Them Kids Made A Language

Believe me, this is the sort of thing you expect in a sci fi film, not a school playground in Nicaragua. In the late 1970s and early 1980s a bunch of deaf children were brought together at new schools. They had their own little home signs before that. Nothing fancy. Then they started chatting to each other. What came out was not just better slang. They built a whole language.

It did not arrive fully formed like magic. First it was bits and pieces. Kids copied each other. They tidied it. Next cohort added rules. Proper grammar started to show up where there was none before. Linguists watched, gobsmacked.
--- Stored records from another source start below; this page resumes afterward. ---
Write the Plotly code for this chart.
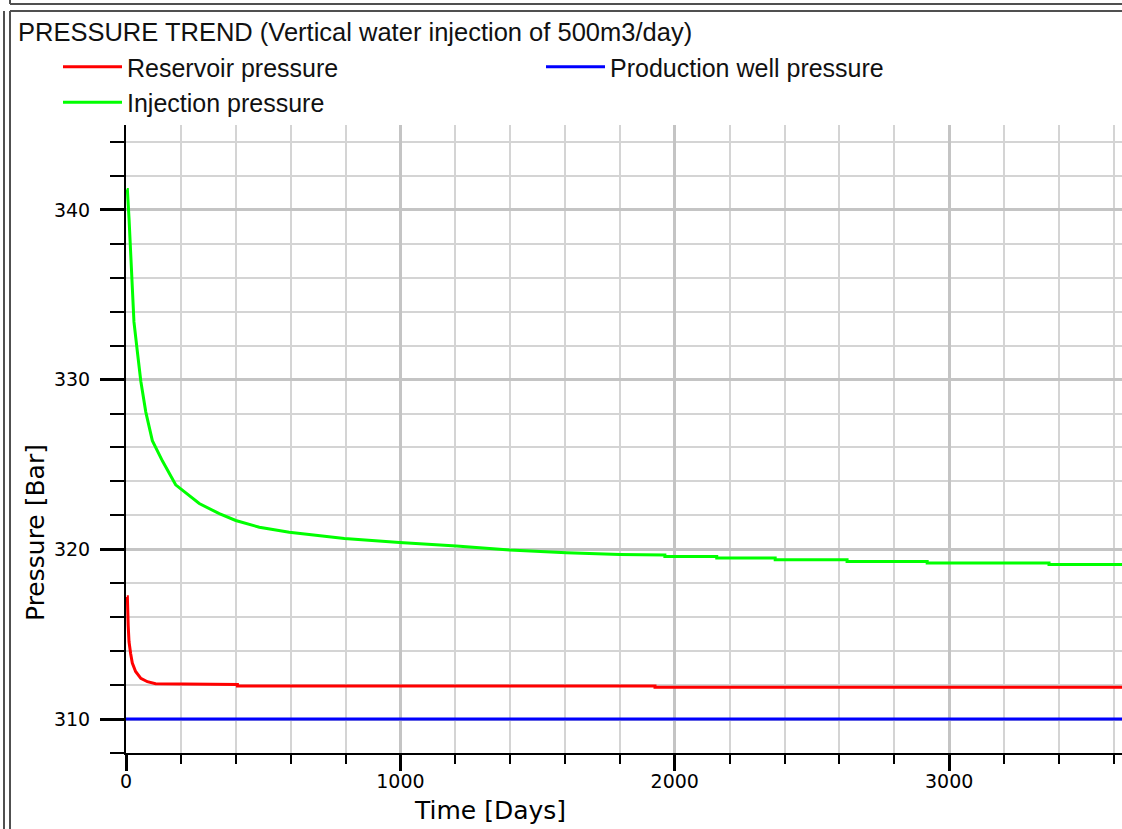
import plotly.graph_objects as go

# ---- data ----
inj_days = [3, 5, 11, 18, 23, 29, 41, 54, 72, 96, 133, 181, 267, 340, 400, 486, 595, 796,
            997, 1204, 1398, 1605, 1800, 1964, 1964, 2153, 2153, 2366, 2366, 2628, 2628,
            2920, 2920, 3364, 3364, 3630]
inj_bar = [341.2, 341.2, 339.5, 337.0, 334.8, 333.4, 331.7, 329.9, 328.1, 326.4, 325.2, 323.8,
           322.7, 322.1, 321.7, 321.3, 321.0, 320.64, 320.4, 320.2, 319.96, 319.8, 319.7,
           319.66, 319.58, 319.58, 319.49, 319.49, 319.39, 319.39, 319.29, 319.29, 319.2,
           319.2, 319.1, 319.1]

res_days = [3, 5, 8, 11, 17, 23, 35, 54, 78, 108, 406, 406, 1928, 1928, 3630]
res_bar = [317.2, 317.2, 315.5, 314.55, 313.85, 313.3, 312.8, 312.4, 312.2, 312.08, 312.04,
           311.95, 311.95, 311.87, 311.87]

prod_days = [0, 3630]
prod_bar = [310.0, 310.0]

x_range = [0, 3630]
y_range = [308, 345]

W, H = 1122, 829
L, R, T, B = 126, 0, 125, 76
PW, PH = W - L - R, H - T - B


def px(x):
    return (x - L) / PW


def py(y):
    return (H - B - y) / PH


fig = go.Figure()
fig.add_trace(go.Scatter(x=res_days, y=res_bar, mode="lines", name="Reservoir pressure",
                         line=dict(color="#ff0000", width=3)))
fig.add_trace(go.Scatter(x=prod_days, y=prod_bar, mode="lines", name="Production well pressure",
                         line=dict(color="#0000ff", width=3)))
fig.add_trace(go.Scatter(x=inj_days, y=inj_bar, mode="lines", name="Injection pressure",
                         line=dict(color="#00ff00", width=3)))

tickfont = dict(family="DejaVu Sans", size=19, color="#000000")

fig.update_xaxes(range=x_range, tickmode="linear", tick0=0, dtick=1000,
                 ticks="outside", ticklen=16, tickwidth=3, tickcolor="black",
                 showline=True, linecolor="black", linewidth=2,
                 showgrid=True, gridcolor="#c4c4c4", gridwidth=3,
                 zeroline=False, tickfont=tickfont, ticklabelstandoff=-6,
                 minor=dict(dtick=200, ticks="outside", ticklen=9, tickwidth=1.5,
                            tickcolor="black", showgrid=True, gridcolor="#d4d4d4",
                            gridwidth=2))
fig.update_yaxes(range=y_range, tickmode="linear", tick0=0, dtick=10,
                 ticks="outside", ticklen=24, tickwidth=3, tickcolor="black",
                 showline=True, linecolor="black", linewidth=2,
                 showgrid=True, gridcolor="#c4c4c4", gridwidth=3,
                 zeroline=False, tickfont=tickfont, ticklabelstandoff=6,
                 minor=dict(dtick=2, ticks="outside", ticklen=14, tickwidth=1.5,
                            tickcolor="black", showgrid=True, gridcolor="#d4d4d4",
                            gridwidth=2))

frame = dict(color="#505050", width=2)
shapes = [
    dict(type="line", xref="paper", yref="paper", x0=px(4), x1=px(4), y0=py(11), y1=py(829), line=frame),
    dict(type="line", xref="paper", yref="paper", x0=px(10), x1=px(10), y0=py(11), y1=py(829), line=frame),
    dict(type="line", xref="paper", yref="paper", x0=px(10), x1=px(10), y0=py(0), y1=py(4), line=frame),
    dict(type="line", xref="paper", yref="paper", x0=px(10), x1=px(1122), y0=py(4), y1=py(4), line=frame),
    dict(type="line", xref="paper", yref="paper", x0=px(10), x1=px(1122), y0=py(11), y1=py(11), line=frame),
]

titlefont = dict(family="DejaVu Sans", size=25, color="#000000")
annotations = [
    dict(text="Time [Days]", xref="paper", yref="paper", x=px(490), y=py(810),
         xanchor="center", yanchor="middle", showarrow=False, font=titlefont),
    dict(text="Pressure [Bar]", xref="paper", yref="paper", x=px(35), y=py(533),
         xanchor="center", yanchor="middle", showarrow=False, textangle=-90, font=titlefont),
]

fig.update_layout(
    width=W, height=H,
    margin=dict(l=L, r=R, t=T, b=B),
    paper_bgcolor="white", plot_bgcolor="white",
    title=dict(text="PRESSURE TREND (Vertical water injection of 500m3/day)",
               x=18 / W, xref="container", xanchor="left",
               y=1 - 32 / H, yref="container", yanchor="middle",
               font=dict(family="Liberation Sans", size=25.5, color="#111111")),
    legend=dict(orientation="h", x=px(58), y=py(44), xanchor="left", yanchor="top",
                xref="paper", yref="paper",
                font=dict(family="Liberation Sans", size=25, color="#111111"),
                itemwidth=59, entrywidth=409, bgcolor="rgba(0,0,0,0)"),
    shapes=shapes,
    annotations=annotations,
    showlegend=True,
)

fig.write_html("out.html")
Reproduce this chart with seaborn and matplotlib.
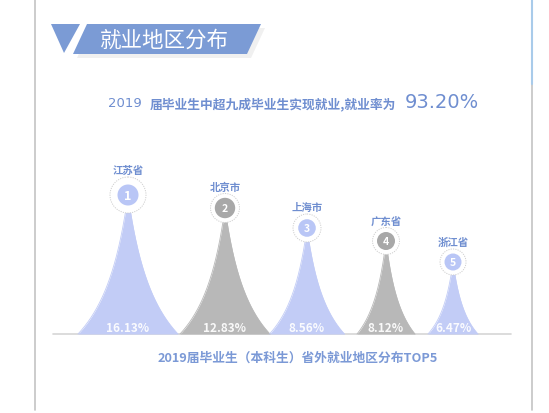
import numpy as np
import pandas as pd
import matplotlib
matplotlib.use("Agg")
import matplotlib.pyplot as plt
from matplotlib.patches import Polygon, Circle
import seaborn as sns

# ---------------- data ----------------
regions = ["江苏省", "北京市", "上海市", "广东省", "浙江省"]
shares = [16.13, 12.83, 8.56, 8.12, 6.47]
ranks = [1, 2, 3, 4, 5]
peak_heights = [139, 126, 106, 93, 72]   # visual peak height

title_text = "就业地区分布"
sub_year = "2019"
sub_text = "届毕业生中超九成毕业生实现就业,就业率为"
sub_rate = "93.20%"
bottom_title = "2019届毕业生（本科生）省外就业地区分布TOP5"

# ---------------- layout / style ----------------
W, H = 549, 414
base_y = 335
centers_x = [128, 225, 307, 386, 453]
half_w = [50, 45, 37.5, 29, 25]
ring_r = [18, 14.5, 14, 13.5, 13]
dot_r = [10.5, 10.2, 8.8, 9, 8.5]
BLUE_PEAK = "#C2CCF6"
GRAY_PEAK = "#B8B8B8"
BLUE_DOT = "#B9C6F6"
GRAY_DOT = "#A8A8A8"
TEXT_BLUE = "#6F8ED0"
BANNER = "#7B9BD5"
peak_colors = [BLUE_PEAK, GRAY_PEAK, BLUE_PEAK, GRAY_PEAK, BLUE_PEAK]
dot_colors = [BLUE_DOT, GRAY_DOT, BLUE_DOT, GRAY_DOT, BLUE_DOT]

sns.set_theme(style="white")
plt.rcParams["font.family"] = ["Noto Sans CJK SC", "DejaVu Sans"]

fig = plt.figure(figsize=(W / 100, H / 100), dpi=100)
fig.patch.set_facecolor("white")
ax = fig.add_axes([0, 0, 1, 1])
ax.set_xlim(0, W)
ax.set_ylim(H, 0)
ax.axis("off")

# frame lines
ax.plot([35, 35], [0, 411], color="#C4C4C4", lw=1.2)
ax.plot([532, 532], [85, 411], color="#C4C4C4", lw=1.2)
ax.plot([532, 532], [0, 85], color="#A9CBEA", lw=1.5)

# banner
shadow = Polygon([(90, 29), (265, 29), (251, 59), (77, 59)], closed=True,
                 facecolor="#000000", alpha=0.06, lw=0)
ax.add_patch(shadow)
ax.add_patch(Polygon([(51, 25), (80, 25), (64, 54)], closed=True, facecolor=BANNER, lw=0))
ax.add_patch(Polygon([(87, 25), (261, 25), (247, 55), (73, 55)], closed=True,
                     facecolor=BANNER, lw=0))
ax.text(164, 41, title_text, color="white", fontsize=15.5, ha="center", va="center")

# subtitle
ax.text(108, 104, sub_year, color=TEXT_BLUE, fontsize=9.5, ha="left", va="center",
        family=["DejaVu Sans"])
ax.text(150, 104, sub_text, color=TEXT_BLUE, fontsize=9.2, ha="left", va="center",
        fontweight="bold")
ax.text(405, 103, sub_rate, color=TEXT_BLUE, fontsize=14, ha="left", va="center",
        family=["DejaVu Sans"])

# peak curves built from the data
t = np.linspace(-1, 1, 401)
rows = []
for i, reg in enumerate(regions):
    hgt = peak_heights[i]
    prof = (1 - np.abs(t)) / (1 + 1.6 * np.abs(t))
    xs = centers_x[i] + half_w[i] * t
    ys = base_y - hgt * prof
    rows.append(pd.DataFrame({"x": xs, "y": ys, "region": reg}))
curves = pd.DataFrame(pd.concat(rows, ignore_index=True))

# baseline
ax.plot([53, 511], [base_y, base_y], color="#D6D6D6", lw=1.2, zorder=1)

for i, reg in enumerate(regions):
    d = curves[curves["region"] == reg]
    ax.fill_between(d["x"], d["y"], base_y, color=peak_colors[i], lw=0, zorder=2)
sns.lineplot(data=curves, x="x", y="y", hue="region", palette=peak_colors,
             sort=False, estimator=None, units="region", lw=0.6, legend=False,
             ax=ax, zorder=3)
ax.set_xlim(0, W)
ax.set_ylim(H, 0)
ax.axis("off")

for i, reg in enumerate(regions):
    cx = centers_x[i]
    cy = base_y - peak_heights[i]
    ax.add_patch(Circle((cx, cy), ring_r[i], facecolor="white", edgecolor="#CFCFCF",
                        lw=0.7, ls=(0, (1.2, 1.2)), zorder=4))
    ax.add_patch(Circle((cx, cy), dot_r[i], facecolor=dot_colors[i], lw=0, zorder=5))
    ax.text(cx, cy + 0.5, str(ranks[i]), color="white", fontsize=9 if i == 0 else 7.5,
            fontweight="bold", ha="center", va="center", zorder=6)
    ax.text(cx, cy - ring_r[i] - 7, reg, color=TEXT_BLUE, fontsize=7.5,
            fontweight="bold", ha="center", va="center", zorder=6)
    ax.text(cx, 329, f"{shares[i]:.2f}%", color="white", alpha=0.92, fontsize=8.5,
            fontweight="bold", ha="center", va="center", zorder=6)

ax.text(298, 358, bottom_title, color="#7B99D6", fontsize=9.2, fontweight="bold",
        ha="center", va="center")

fig.savefig("out.png", dpi=100, facecolor="white")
They had front row seats to watch a language emerge in real time. That does not happen every day.

Blue watercolor shows children gesturing around a table, symbolizing Nicaraguan Sign Language.
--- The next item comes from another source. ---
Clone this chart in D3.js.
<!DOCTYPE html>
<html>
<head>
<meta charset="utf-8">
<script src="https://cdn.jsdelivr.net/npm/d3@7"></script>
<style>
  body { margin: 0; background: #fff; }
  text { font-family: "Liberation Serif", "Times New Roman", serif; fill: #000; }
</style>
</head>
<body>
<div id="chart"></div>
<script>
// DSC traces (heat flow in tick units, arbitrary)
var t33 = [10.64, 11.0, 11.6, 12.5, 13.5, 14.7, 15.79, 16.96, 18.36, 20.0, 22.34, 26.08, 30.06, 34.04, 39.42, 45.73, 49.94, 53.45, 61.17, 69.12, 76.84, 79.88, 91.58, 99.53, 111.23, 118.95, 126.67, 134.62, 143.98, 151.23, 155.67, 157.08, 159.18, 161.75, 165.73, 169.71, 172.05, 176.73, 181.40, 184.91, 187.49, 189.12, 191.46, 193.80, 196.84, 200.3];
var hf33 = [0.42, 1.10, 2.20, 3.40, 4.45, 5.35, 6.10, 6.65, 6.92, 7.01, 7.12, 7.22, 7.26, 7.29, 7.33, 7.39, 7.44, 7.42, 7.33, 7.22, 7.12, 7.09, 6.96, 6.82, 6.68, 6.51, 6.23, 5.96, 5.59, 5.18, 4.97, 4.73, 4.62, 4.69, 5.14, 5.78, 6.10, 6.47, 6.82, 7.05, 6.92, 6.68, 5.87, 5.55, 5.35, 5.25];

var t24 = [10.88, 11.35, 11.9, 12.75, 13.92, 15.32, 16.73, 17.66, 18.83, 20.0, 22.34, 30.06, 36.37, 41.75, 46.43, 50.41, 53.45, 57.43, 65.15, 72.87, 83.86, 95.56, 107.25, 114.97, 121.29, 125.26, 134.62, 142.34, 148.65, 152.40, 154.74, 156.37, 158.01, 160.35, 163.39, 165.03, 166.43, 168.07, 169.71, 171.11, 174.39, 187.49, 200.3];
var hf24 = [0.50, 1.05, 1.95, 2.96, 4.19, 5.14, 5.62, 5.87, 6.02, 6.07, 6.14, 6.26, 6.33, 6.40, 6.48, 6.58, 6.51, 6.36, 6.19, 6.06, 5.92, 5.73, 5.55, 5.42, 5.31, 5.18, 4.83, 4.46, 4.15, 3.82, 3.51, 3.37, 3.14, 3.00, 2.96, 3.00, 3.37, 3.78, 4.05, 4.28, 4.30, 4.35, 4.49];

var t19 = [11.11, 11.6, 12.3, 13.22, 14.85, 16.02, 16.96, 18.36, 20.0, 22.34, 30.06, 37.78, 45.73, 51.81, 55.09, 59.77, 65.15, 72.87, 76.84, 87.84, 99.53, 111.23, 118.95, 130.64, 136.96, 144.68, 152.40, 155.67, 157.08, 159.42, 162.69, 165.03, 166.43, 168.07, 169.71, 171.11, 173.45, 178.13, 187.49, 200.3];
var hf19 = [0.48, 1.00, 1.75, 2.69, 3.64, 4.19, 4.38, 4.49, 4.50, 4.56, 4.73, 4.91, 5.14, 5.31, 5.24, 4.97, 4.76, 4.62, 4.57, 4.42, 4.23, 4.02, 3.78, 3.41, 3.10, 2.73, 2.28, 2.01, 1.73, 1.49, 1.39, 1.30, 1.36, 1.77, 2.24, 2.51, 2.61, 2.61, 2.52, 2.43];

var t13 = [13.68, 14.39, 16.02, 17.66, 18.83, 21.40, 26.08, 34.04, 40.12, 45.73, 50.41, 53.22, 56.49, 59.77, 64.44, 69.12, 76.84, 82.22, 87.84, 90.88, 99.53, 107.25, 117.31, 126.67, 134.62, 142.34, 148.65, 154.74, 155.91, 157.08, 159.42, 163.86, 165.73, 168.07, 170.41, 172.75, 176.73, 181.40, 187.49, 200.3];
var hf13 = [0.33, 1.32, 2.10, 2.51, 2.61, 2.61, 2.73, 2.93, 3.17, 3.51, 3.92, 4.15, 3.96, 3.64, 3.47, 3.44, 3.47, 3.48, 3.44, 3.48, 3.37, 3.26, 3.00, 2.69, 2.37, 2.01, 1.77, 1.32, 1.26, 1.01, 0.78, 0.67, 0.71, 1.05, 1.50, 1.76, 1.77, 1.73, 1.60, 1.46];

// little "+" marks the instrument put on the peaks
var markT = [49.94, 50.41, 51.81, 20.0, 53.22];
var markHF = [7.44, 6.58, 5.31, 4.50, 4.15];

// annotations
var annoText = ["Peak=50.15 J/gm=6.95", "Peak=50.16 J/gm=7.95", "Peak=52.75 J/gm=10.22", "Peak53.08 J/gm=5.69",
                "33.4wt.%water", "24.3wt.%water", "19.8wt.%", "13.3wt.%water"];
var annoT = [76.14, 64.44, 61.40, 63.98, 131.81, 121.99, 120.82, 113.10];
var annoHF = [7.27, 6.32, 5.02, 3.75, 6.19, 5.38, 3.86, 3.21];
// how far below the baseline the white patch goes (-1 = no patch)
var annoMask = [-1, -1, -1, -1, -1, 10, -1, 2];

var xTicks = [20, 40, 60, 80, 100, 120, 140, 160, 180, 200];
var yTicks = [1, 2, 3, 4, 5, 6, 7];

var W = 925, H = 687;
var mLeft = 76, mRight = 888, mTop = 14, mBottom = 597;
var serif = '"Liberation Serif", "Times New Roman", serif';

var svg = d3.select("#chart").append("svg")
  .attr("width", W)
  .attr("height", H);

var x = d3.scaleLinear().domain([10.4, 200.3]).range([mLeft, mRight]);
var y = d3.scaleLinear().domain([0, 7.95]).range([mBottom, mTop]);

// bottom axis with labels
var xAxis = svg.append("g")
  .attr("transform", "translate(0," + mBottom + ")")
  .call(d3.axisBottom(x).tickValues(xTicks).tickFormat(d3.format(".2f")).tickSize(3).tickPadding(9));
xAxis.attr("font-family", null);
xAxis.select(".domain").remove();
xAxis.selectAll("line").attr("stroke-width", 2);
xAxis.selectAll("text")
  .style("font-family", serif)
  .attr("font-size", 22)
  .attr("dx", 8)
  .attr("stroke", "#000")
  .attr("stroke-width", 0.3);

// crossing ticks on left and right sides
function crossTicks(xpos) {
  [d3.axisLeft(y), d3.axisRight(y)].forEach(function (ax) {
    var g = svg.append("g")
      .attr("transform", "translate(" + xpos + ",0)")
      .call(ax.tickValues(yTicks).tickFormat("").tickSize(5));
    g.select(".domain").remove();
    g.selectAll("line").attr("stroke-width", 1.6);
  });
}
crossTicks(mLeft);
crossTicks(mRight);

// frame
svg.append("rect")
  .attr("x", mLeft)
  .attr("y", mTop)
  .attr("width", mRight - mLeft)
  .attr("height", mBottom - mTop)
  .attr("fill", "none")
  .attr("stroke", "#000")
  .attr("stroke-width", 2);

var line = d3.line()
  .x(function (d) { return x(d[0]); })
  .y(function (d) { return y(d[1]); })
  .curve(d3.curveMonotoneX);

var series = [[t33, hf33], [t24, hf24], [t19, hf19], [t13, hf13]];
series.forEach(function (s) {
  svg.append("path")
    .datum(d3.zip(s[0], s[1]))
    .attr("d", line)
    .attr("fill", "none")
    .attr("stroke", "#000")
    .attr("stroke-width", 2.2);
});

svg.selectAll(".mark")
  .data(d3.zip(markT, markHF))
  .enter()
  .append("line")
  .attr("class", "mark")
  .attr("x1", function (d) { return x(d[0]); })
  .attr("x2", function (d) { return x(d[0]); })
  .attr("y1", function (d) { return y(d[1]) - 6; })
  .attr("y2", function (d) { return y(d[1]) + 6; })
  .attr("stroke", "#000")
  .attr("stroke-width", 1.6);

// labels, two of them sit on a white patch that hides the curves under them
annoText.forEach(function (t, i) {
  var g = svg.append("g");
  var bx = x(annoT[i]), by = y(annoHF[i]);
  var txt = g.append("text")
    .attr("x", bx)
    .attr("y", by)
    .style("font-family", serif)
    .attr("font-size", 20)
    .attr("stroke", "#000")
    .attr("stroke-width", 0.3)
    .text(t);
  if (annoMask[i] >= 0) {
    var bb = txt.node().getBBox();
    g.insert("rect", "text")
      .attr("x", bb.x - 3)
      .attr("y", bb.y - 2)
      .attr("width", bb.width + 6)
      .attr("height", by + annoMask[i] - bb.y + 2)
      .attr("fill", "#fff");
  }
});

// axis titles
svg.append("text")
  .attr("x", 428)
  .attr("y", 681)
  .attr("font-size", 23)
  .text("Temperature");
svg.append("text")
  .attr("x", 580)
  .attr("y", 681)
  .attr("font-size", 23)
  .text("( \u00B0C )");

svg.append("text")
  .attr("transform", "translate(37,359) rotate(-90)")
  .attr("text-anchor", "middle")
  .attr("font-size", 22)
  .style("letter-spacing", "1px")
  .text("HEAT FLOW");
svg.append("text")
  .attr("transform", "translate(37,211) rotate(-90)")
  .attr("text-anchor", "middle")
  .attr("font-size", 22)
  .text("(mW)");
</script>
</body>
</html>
People who study language call it Nicaraguan Sign Language. The wild bit is how the children themselves did the heavy lifting. Adults who used home signs did not pass down a ready-made system. The youngsters combined gestures, regularised them, invented word order and made morphology - like turning 'walking' into 'walk-ING' but with hands. Little humans doing adult jobs. Ingenious, and a bit cheeky.
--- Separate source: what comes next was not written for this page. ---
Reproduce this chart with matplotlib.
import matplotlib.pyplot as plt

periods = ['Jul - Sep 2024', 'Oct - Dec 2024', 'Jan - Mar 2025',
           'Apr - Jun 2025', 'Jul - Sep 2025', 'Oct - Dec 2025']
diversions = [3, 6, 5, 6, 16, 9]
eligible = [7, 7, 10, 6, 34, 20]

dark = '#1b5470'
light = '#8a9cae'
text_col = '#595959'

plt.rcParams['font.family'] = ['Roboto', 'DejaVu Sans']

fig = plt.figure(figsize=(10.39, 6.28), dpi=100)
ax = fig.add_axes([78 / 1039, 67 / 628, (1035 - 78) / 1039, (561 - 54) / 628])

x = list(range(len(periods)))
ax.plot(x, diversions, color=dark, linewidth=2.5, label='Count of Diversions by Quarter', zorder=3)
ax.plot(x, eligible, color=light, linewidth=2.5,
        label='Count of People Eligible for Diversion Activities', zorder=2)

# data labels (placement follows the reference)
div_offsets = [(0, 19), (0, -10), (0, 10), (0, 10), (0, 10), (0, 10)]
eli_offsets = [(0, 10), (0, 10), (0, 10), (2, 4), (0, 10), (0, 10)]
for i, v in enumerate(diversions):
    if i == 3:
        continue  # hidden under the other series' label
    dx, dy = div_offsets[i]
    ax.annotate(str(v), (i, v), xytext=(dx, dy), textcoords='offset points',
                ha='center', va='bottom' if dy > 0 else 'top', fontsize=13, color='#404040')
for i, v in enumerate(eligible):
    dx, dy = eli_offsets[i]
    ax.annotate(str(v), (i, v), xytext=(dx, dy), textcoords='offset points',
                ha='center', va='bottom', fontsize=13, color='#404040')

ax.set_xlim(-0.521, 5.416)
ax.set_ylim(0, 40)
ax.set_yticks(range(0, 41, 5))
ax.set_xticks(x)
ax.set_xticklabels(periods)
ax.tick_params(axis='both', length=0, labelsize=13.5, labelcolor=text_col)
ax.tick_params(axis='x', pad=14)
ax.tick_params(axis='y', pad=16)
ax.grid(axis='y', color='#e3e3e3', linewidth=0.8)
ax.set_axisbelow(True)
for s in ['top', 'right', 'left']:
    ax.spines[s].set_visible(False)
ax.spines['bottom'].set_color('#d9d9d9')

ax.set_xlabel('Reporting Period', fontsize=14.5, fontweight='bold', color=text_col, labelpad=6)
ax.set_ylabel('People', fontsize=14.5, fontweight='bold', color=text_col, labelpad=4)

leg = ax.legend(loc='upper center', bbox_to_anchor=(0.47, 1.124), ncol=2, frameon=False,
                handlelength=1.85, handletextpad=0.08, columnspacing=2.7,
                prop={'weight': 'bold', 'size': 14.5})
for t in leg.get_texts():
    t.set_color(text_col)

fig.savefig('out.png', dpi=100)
If you are wondering why this matters, it does. It shows that kids are not just passive learners. They actively create structure. Give them a social setting and some need to talk, and they will build grammar out of nowhere. It is like giving a load of builders a pile of bricks and they construct a cathedral without the architect turning up.

I remember years ago watching two nippers muck about with signs in a pub, and thinking how quick they pick things up. These Nicaraguan kids did the same but on steroids. No, they did not invent a country. They invented the rulebook for talking to one another. Scientists still use the case as proof that language is part invention, part social craft. And I reckon if you put me and my mates in a room without phones, wed invent three swearwords and call it a vocabulary. But these kids? Proper impressive.